When evaluating pre-EMI vs full EMI, which is better, the answer depends on your financial condition:
- Choose Pre-EMI if:
- You are paying rent and cannot handle high EMIs
- You want lower initial financial pressure
- You expect improved income in the future
- Choose Full EMI if:
- You can afford higher payments now
- You want to save on total interest
- You aim to repay the loan faster
In general, full EMI is financially more beneficial in the long run, while pre-EMI offers short-term relief.
Impact on Total Loan Cost
The biggest difference between pre-EMII and full EMI lies in the total cost of the loan.
- Pre-EMI increases cost: Since the principal is not reduced, interest keeps accumulating
- Full EMI reduces cost: Early principal repayment lowers the interest burden
For long construction periods, pre-EMI can significantly increase your overall repayment amount.
Tax Benefits: Pre-EMI vs Full EMI
Tax benefits vary depending on the repayment stage:
- Pre-EMI phase:
- Interest paid is not immediately claimable
- It can be claimed in five equal instalments after possession
- Full EMI phase:
- Eligible for tax benefits under applicable sections
- Both principal and interest components qualify (as per prevailing tax laws)
Thus, full EMI offers earlier tax benefits compared to pre-EMI.

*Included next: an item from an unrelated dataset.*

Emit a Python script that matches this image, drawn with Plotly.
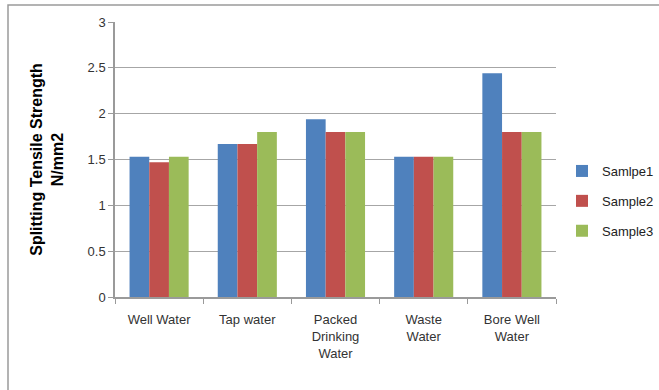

When Should You Start Full EMI Early?
Starting full EMI early can be beneficial if:
- You have surplus income or savings
- You want to reduce long-term interest liability
- Construction delays are expected
- You want to maximise tax benefits sooner
Even if you initially choose pre-EMI, switching to full EMI early can improve financial outcomes.
Common Mistakes to Avoid
- Choosing pre-EMI without understanding long-term cost: Many borrowers focus on lower initial payments but overlook the higher total interest paid over time.
- Ignoring the impact of construction delays: Delays can extend the pre-EMI period, increasing the overall interest burden significantly.
- Not planning for full EMI transition: Failing to prepare for higher EMIs after possession can strain your finances suddenly.
- Overestimating future income growth: Assuming income will increase may lead to affordability issues if financial growth does not match expectations.
- Skipping comparison of repayment options: Not evaluating pre-EMI vs full EMI can result in choosing a less cost-effective repayment structure.
A clear understanding of pre-EMI vs full EMI helps avoid these pitfalls.
Why Understanding EMI Type is Important
Your EMI structure directly affects:
- Monthly financial stability: Choosing the right EMI type ensures your monthly payments stay within your budget without causing financial stress.
- Total loan repayment: The EMI structure determines how much total interest you pay over time, directly impacting the overall cost of your loan.
- Savings and investments: Lower or higher EMI commitments influence how much money you can allocate toward savings and other investment goals.
- Tax planning: Different EMI structures affect when and how you can claim tax benefits on interest and principal repayment.
- Better decision-making: Understanding the difference between pre-EMI and full EMI helps you choose an option aligned with your financial goals and repayment capacity.
Knowing the difference between pre-EMI and full EMI ensures better decision-making and financial planning.
Conclusion
The choice between pre-EMI vs full EMI is not just about affordability; it’s about long-term financial impact.
Pre-EMI provides flexibility and lower payments in the short term, making it suitable during construction phases or when managing multiple expenses. However, it leads to higher overall interest costs.
Full EMI, while demanding higher monthly payments from the beginning, significantly reduces the total loan burden and helps build equity faster.
Ultimately, when deciding pre-EMI vs full EMI, which is better, consider your income stability, financial commitments, and long-term goals. A balanced approach, starting with pre-EMI and switching to full EMI when feasible, can also be a smart strategy.
Frequently Asked Questions
1. What is the difference between pre-EMI and full EMI?
Pre-EMI involves paying only interest on the disbursed loan amount, while full EMI includes both principal and interest repayment.
2. Which is better, pre-EMI or full EMI?
Full EMI is better for long-term savings, while pre-EMI is suitable for short-term affordability.
3. Does pre-EMI reduce principal?
No, pre-EMI payments cover only interest and do not reduce the principal amount.
4. When does full EMI start?
Full EMI starts after the complete loan disbursement or immediately if you opt for it from the beginning.
5. Is pre-EMI cheaper than full EMI?
Pre-EMI is cheaper initially but more expensive in the long run due to higher interest costs.
6. Can I switch from pre-EMI to full EMI?
Yes, most lenders allow switching from pre-EMI to full EMI during the loan tenure.
7. Is pre-EMI available for ready property?
No, pre-EMI is generally applicable only for under-construction properties.
8. What is the pre-EMI period?
It is the duration between the first loan disbursement and the start of full EMI payments.
9. Can I prepay during pre-EMI?
Yes, you can make prepayments during the pre-EMI phase, which can help reduce future interest burden.